[DATASET SECTION]
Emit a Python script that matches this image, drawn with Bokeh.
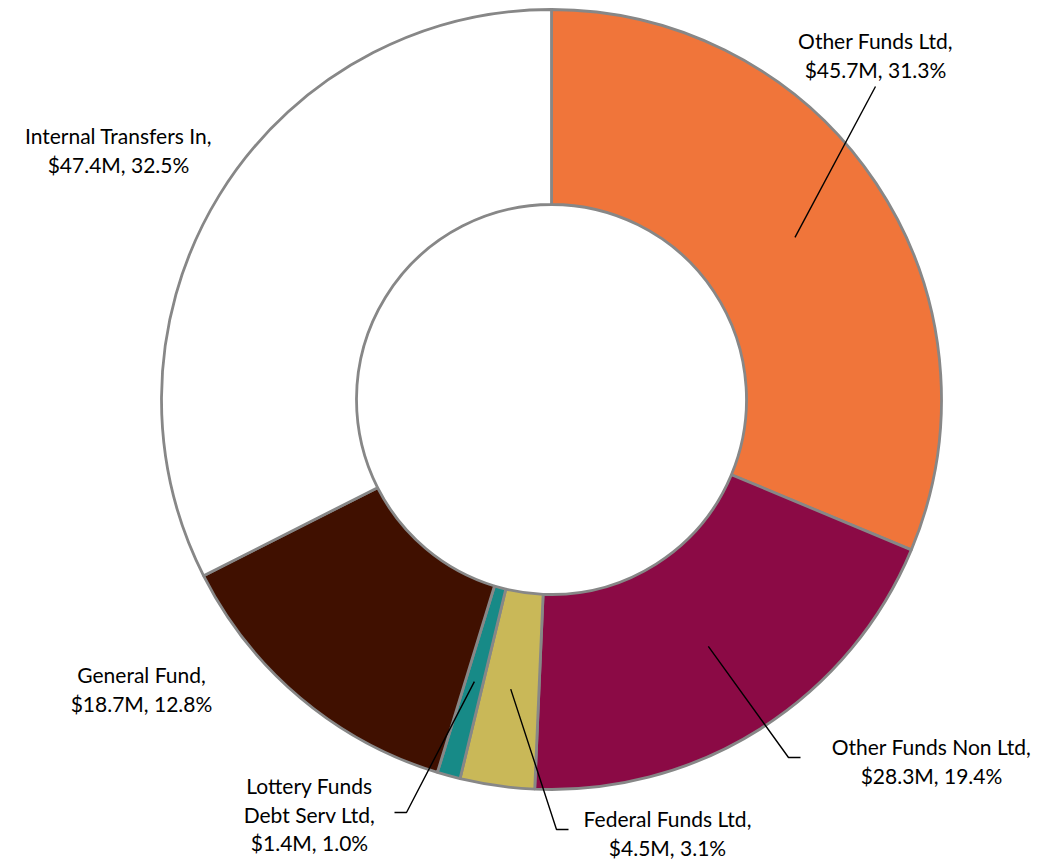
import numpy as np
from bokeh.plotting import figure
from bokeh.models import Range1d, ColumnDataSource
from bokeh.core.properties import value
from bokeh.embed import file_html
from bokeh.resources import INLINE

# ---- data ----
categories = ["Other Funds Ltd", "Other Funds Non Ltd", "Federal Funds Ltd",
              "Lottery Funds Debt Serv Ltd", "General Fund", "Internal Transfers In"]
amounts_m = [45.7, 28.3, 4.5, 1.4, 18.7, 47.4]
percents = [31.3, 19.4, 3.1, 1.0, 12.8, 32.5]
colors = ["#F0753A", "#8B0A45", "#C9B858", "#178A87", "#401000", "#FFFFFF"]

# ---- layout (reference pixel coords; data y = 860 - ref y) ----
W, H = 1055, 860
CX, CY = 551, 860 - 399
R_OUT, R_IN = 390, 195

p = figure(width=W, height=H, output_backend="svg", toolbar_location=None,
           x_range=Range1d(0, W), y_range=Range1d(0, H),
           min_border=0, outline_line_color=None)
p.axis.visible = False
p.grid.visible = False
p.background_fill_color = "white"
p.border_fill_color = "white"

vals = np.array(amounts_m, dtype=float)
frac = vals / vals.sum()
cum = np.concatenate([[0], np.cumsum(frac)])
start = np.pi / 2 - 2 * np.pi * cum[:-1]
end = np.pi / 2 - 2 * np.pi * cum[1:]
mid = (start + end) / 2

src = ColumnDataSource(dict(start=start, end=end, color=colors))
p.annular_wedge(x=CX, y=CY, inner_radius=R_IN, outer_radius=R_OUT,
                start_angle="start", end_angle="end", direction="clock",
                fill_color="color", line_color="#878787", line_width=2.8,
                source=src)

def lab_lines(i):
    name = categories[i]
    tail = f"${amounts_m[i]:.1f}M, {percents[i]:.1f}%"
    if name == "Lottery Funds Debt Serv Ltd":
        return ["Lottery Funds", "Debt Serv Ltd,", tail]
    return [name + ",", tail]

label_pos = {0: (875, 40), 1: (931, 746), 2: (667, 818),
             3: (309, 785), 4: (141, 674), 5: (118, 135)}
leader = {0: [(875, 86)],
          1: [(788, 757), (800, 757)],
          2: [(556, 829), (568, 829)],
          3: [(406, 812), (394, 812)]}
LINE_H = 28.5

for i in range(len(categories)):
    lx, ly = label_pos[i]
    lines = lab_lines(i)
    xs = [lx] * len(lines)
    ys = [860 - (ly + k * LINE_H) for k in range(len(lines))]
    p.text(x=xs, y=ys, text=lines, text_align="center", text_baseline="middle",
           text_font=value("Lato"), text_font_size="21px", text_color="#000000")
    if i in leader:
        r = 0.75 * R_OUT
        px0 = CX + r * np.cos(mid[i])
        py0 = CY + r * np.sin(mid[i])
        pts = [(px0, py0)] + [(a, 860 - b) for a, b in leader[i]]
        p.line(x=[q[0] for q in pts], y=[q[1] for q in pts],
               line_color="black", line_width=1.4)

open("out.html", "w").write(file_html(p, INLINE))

[JOB] Repeat only what lies between the start of the data and the end of the line containing "R_OUT, R_IN = 390, 195", exactly, with pictures left out.

[THE RESPONSE]
Emit a Python script that matches this image, drawn with Bokeh.
import numpy as np
from bokeh.plotting import figure
from bokeh.models import Range1d, ColumnDataSource
from bokeh.core.properties import value
from bokeh.embed import file_html
from bokeh.resources import INLINE

# ---- data ----
categories = ["Other Funds Ltd", "Other Funds Non Ltd", "Federal Funds Ltd",
              "Lottery Funds Debt Serv Ltd", "General Fund", "Internal Transfers In"]
amounts_m = [45.7, 28.3, 4.5, 1.4, 18.7, 47.4]
percents = [31.3, 19.4, 3.1, 1.0, 12.8, 32.5]
colors = ["#F0753A", "#8B0A45", "#C9B858", "#178A87", "#401000", "#FFFFFF"]

# ---- layout (reference pixel coords; data y = 860 - ref y) ----
W, H = 1055, 860
CX, CY = 551, 860 - 399
R_OUT, R_IN = 390, 195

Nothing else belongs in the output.